Is Romaine Lettuce Safe To Eat?

You're finally out of excuses for not choosing salad for lunch

Update: It's finally safe to go back to your beloved hand salads and tossed Caesars: After recommending a blanket ban on romaine due to one of the largest E. coli outbreaks (that spread to 32 states and caused the death of at least one patient), the CDC announced yesterday the lettuce is officially safe to eat. According to NPR, romaine is no longer being sourced from Yuma, Arizona, the region where the outbreak is thought to have originated, and is now coming out of California's Salinas Valley. 

Experts are pointing to romaine lettuce grown in Yuma, Arizona, as the cause of an E.coli outbreak that has affected 53 people across 16 states, including California, Idaho, Pennsylvania and New York. Though there have been no deaths, according to The New York Times almost 70 percent of the cases have resulted in hospitalization, with several patients developing a rare type of kidney failure known as hemolytic uremic syndrome. 
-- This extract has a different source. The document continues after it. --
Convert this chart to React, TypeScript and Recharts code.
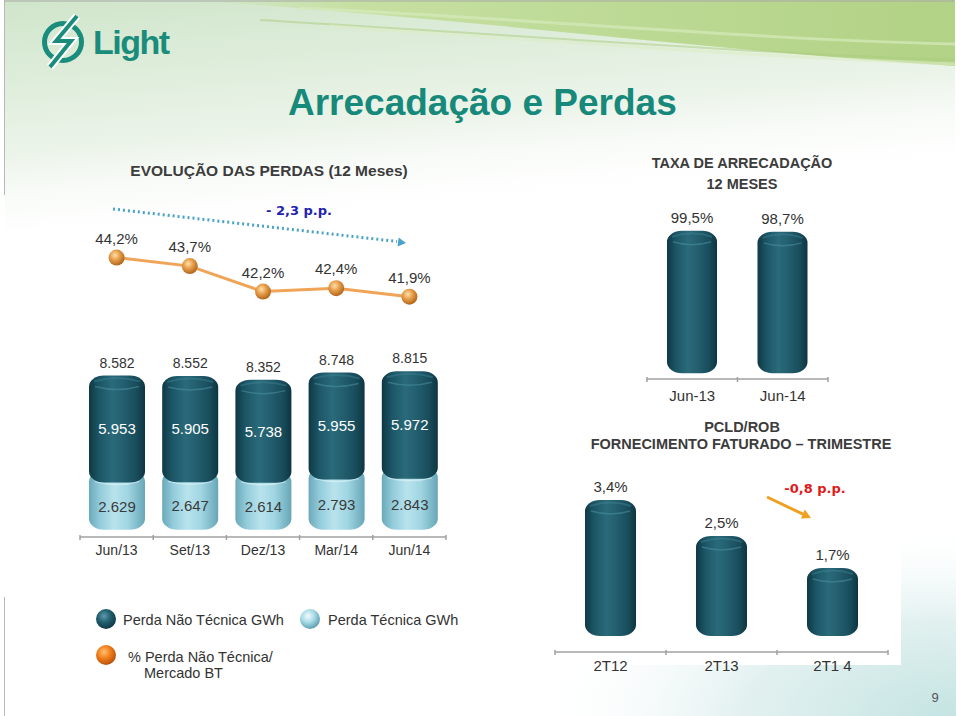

However, a recall still hasn't been issued, as the CDC has yet to identify the exact source, grower and distributor for the tainted lettuce. (It doesn't help that most bagged salad, which the outbreak is being linked to, rarely lists the area where it was grown or processed.) As a result, both the CDC and FDA are recommending a blanket ban on romaine.

"If you cannot confirm the source of the romaine lettuce, do not buy it or eat it. If you have already purchased products containing chopped romaine lettuce, including bagged salads, salad mixes, or prepared salads, throw them away," the FDA states in a press release.